Supplied material:

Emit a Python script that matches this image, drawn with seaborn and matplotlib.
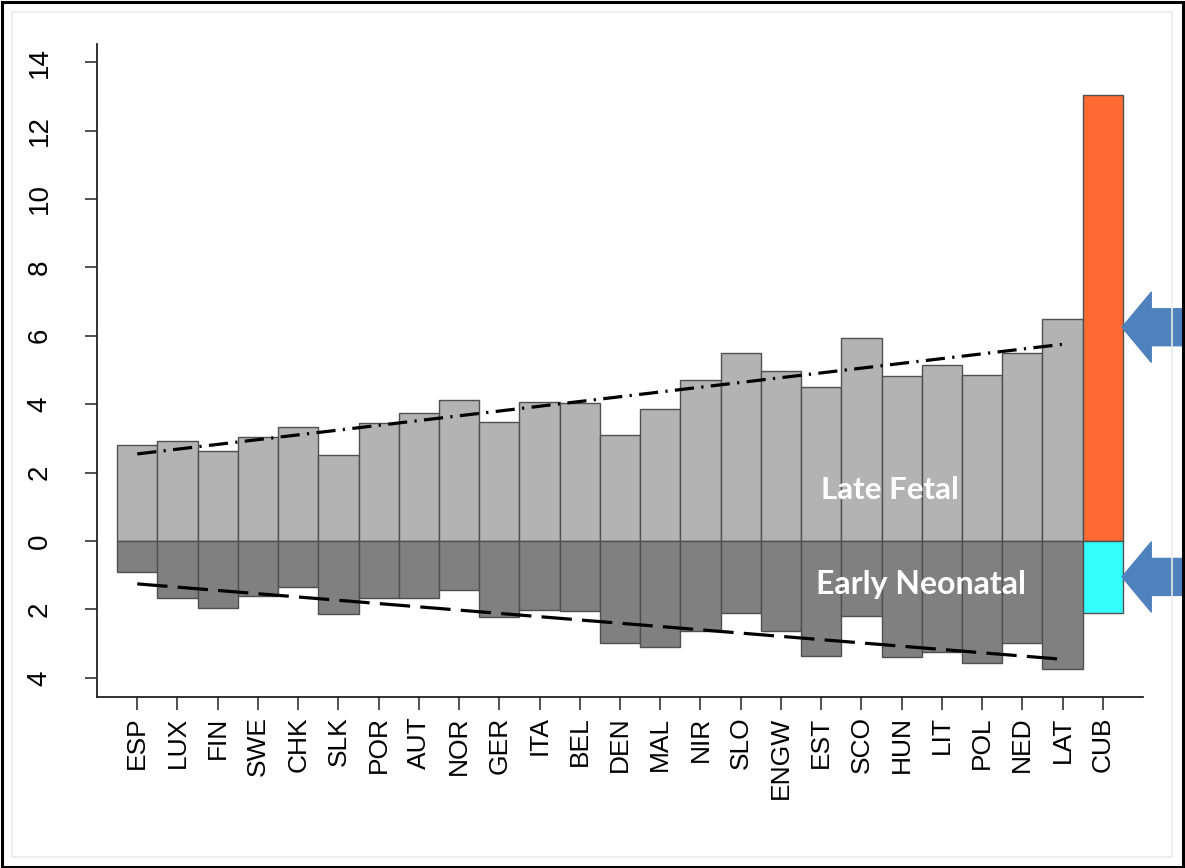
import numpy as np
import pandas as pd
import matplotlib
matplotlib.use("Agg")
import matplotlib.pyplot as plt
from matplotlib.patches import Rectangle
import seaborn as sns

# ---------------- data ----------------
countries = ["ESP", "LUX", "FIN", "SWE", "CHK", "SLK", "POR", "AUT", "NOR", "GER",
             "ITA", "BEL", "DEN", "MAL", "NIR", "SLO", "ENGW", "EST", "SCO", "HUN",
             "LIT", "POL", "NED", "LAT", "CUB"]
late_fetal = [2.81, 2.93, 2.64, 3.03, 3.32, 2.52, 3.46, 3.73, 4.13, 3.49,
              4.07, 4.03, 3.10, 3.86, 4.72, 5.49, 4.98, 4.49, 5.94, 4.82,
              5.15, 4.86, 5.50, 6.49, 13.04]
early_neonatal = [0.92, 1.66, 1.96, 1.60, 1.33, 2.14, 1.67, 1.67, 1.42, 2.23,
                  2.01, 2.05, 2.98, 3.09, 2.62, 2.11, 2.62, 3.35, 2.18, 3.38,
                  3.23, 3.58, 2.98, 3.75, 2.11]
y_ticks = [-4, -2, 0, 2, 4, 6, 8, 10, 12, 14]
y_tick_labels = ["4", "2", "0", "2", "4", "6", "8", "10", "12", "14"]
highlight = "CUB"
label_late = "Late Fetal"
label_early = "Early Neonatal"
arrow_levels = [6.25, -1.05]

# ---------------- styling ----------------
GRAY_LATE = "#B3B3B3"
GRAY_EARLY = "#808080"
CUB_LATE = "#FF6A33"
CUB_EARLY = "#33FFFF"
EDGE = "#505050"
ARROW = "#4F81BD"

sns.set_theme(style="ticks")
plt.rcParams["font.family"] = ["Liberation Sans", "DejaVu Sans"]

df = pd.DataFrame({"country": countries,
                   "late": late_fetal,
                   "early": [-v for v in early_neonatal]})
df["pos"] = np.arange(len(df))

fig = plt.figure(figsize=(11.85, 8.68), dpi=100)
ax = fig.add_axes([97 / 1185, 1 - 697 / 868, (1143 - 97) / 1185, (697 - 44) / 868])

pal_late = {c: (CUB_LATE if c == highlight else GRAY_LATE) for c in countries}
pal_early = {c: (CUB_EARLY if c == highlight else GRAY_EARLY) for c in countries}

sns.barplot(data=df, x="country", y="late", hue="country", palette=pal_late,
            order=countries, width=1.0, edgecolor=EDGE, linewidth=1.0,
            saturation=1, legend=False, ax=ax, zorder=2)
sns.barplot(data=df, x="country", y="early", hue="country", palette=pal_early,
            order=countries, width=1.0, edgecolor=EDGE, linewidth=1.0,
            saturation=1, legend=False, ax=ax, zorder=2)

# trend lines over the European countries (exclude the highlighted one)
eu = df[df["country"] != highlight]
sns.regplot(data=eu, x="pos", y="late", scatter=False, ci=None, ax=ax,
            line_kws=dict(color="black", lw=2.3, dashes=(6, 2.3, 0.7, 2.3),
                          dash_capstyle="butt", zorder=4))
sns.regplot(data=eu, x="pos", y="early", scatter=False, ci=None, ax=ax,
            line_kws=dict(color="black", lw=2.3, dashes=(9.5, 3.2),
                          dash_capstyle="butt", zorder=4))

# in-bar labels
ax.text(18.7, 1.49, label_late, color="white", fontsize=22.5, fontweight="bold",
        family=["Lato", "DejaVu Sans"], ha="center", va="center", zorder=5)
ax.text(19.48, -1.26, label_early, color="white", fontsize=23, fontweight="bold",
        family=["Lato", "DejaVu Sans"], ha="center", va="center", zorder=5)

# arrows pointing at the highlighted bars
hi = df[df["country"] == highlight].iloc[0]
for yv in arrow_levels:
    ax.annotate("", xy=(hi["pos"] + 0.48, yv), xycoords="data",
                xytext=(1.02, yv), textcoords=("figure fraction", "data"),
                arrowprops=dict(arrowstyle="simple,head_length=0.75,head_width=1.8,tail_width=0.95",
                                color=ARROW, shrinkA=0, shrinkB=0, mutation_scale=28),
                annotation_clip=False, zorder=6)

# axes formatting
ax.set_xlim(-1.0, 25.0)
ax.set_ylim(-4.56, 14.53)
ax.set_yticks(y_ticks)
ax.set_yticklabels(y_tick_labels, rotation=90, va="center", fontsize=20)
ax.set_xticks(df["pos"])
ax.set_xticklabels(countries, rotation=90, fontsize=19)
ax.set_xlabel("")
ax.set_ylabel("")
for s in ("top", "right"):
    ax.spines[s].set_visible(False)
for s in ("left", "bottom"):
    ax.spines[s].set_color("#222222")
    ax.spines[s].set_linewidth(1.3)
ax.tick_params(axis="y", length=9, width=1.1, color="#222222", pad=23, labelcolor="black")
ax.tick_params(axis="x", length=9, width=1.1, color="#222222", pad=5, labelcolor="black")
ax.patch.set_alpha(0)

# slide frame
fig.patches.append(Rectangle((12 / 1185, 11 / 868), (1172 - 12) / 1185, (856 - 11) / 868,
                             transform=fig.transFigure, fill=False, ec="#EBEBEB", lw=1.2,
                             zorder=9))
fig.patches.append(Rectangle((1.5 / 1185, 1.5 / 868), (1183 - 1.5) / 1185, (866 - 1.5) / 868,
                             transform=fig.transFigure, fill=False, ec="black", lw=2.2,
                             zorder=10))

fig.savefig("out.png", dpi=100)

Stated problem:
Write out the full listing verbatim, excluding its pictures.

Exercise solution:
Emit a Python script that matches this image, drawn with seaborn and matplotlib.
import numpy as np
import pandas as pd
import matplotlib
matplotlib.use("Agg")
import matplotlib.pyplot as plt
from matplotlib.patches import Rectangle
import seaborn as sns

# ---------------- data ----------------
countries = ["ESP", "LUX", "FIN", "SWE", "CHK", "SLK", "POR", "AUT", "NOR", "GER",
             "ITA", "BEL", "DEN", "MAL", "NIR", "SLO", "ENGW", "EST", "SCO", "HUN",
             "LIT", "POL", "NED", "LAT", "CUB"]
late_fetal = [2.81, 2.93, 2.64, 3.03, 3.32, 2.52, 3.46, 3.73, 4.13, 3.49,
              4.07, 4.03, 3.10, 3.86, 4.72, 5.49, 4.98, 4.49, 5.94, 4.82,
              5.15, 4.86, 5.50, 6.49, 13.04]
early_neonatal = [0.92, 1.66, 1.96, 1.60, 1.33, 2.14, 1.67, 1.67, 1.42, 2.23,
                  2.01, 2.05, 2.98, 3.09, 2.62, 2.11, 2.62, 3.35, 2.18, 3.38,
                  3.23, 3.58, 2.98, 3.75, 2.11]
y_ticks = [-4, -2, 0, 2, 4, 6, 8, 10, 12, 14]
y_tick_labels = ["4", "2", "0", "2", "4", "6", "8", "10", "12", "14"]
highlight = "CUB"
label_late = "Late Fetal"
label_early = "Early Neonatal"
arrow_levels = [6.25, -1.05]

# ---------------- styling ----------------
GRAY_LATE = "#B3B3B3"
GRAY_EARLY = "#808080"
CUB_LATE = "#FF6A33"
CUB_EARLY = "#33FFFF"
EDGE = "#505050"
ARROW = "#4F81BD"

sns.set_theme(style="ticks")
plt.rcParams["font.family"] = ["Liberation Sans", "DejaVu Sans"]

df = pd.DataFrame({"country": countries,
                   "late": late_fetal,
                   "early": [-v for v in early_neonatal]})
df["pos"] = np.arange(len(df))

fig = plt.figure(figsize=(11.85, 8.68), dpi=100)
ax = fig.add_axes([97 / 1185, 1 - 697 / 868, (1143 - 97) / 1185, (697 - 44) / 868])

pal_late = {c: (CUB_LATE if c == highlight else GRAY_LATE) for c in countries}
pal_early = {c: (CUB_EARLY if c == highlight else GRAY_EARLY) for c in countries}

sns.barplot(data=df, x="country", y="late", hue="country", palette=pal_late,
            order=countries, width=1.0, edgecolor=EDGE, linewidth=1.0,
            saturation=1, legend=False, ax=ax, zorder=2)
sns.barplot(data=df, x="country", y="early", hue="country", palette=pal_early,
            order=countries, width=1.0, edgecolor=EDGE, linewidth=1.0,
            saturation=1, legend=False, ax=ax, zorder=2)

# trend lines over the European countries (exclude the highlighted one)
eu = df[df["country"] != highlight]
sns.regplot(data=eu, x="pos", y="late", scatter=False, ci=None, ax=ax,
            line_kws=dict(color="black", lw=2.3, dashes=(6, 2.3, 0.7, 2.3),
                          dash_capstyle="butt", zorder=4))
sns.regplot(data=eu, x="pos", y="early", scatter=False, ci=None, ax=ax,
            line_kws=dict(color="black", lw=2.3, dashes=(9.5, 3.2),
                          dash_capstyle="butt", zorder=4))

# in-bar labels
ax.text(18.7, 1.49, label_late, color="white", fontsize=22.5, fontweight="bold",
        family=["Lato", "DejaVu Sans"], ha="center", va="center", zorder=5)
ax.text(19.48, -1.26, label_early, color="white", fontsize=23, fontweight="bold",
        family=["Lato", "DejaVu Sans"], ha="center", va="center", zorder=5)

# arrows pointing at the highlighted bars
hi = df[df["country"] == highlight].iloc[0]
for yv in arrow_levels:
    ax.annotate("", xy=(hi["pos"] + 0.48, yv), xycoords="data",
                xytext=(1.02, yv), textcoords=("figure fraction", "data"),
                arrowprops=dict(arrowstyle="simple,head_length=0.75,head_width=1.8,tail_width=0.95",
                                color=ARROW, shrinkA=0, shrinkB=0, mutation_scale=28),
                annotation_clip=False, zorder=6)

# axes formatting
ax.set_xlim(-1.0, 25.0)
ax.set_ylim(-4.56, 14.53)
ax.set_yticks(y_ticks)
ax.set_yticklabels(y_tick_labels, rotation=90, va="center", fontsize=20)
ax.set_xticks(df["pos"])
ax.set_xticklabels(countries, rotation=90, fontsize=19)
ax.set_xlabel("")
ax.set_ylabel("")
for s in ("top", "right"):
    ax.spines[s].set_visible(False)
for s in ("left", "bottom"):
    ax.spines[s].set_color("#222222")
    ax.spines[s].set_linewidth(1.3)
ax.tick_params(axis="y", length=9, width=1.1, color="#222222", pad=23, labelcolor="black")
ax.tick_params(axis="x", length=9, width=1.1, color="#222222", pad=5, labelcolor="black")
ax.patch.set_alpha(0)

# slide frame
fig.patches.append(Rectangle((12 / 1185, 11 / 868), (1172 - 12) / 1185, (856 - 11) / 868,
                             transform=fig.transFigure, fill=False, ec="#EBEBEB", lw=1.2,
                             zorder=9))
fig.patches.append(Rectangle((1.5 / 1185, 1.5 / 868), (1183 - 1.5) / 1185, (866 - 1.5) / 868,
                             transform=fig.transFigure, fill=False, ec="black", lw=2.2,
                             zorder=10))

fig.savefig("out.png", dpi=100)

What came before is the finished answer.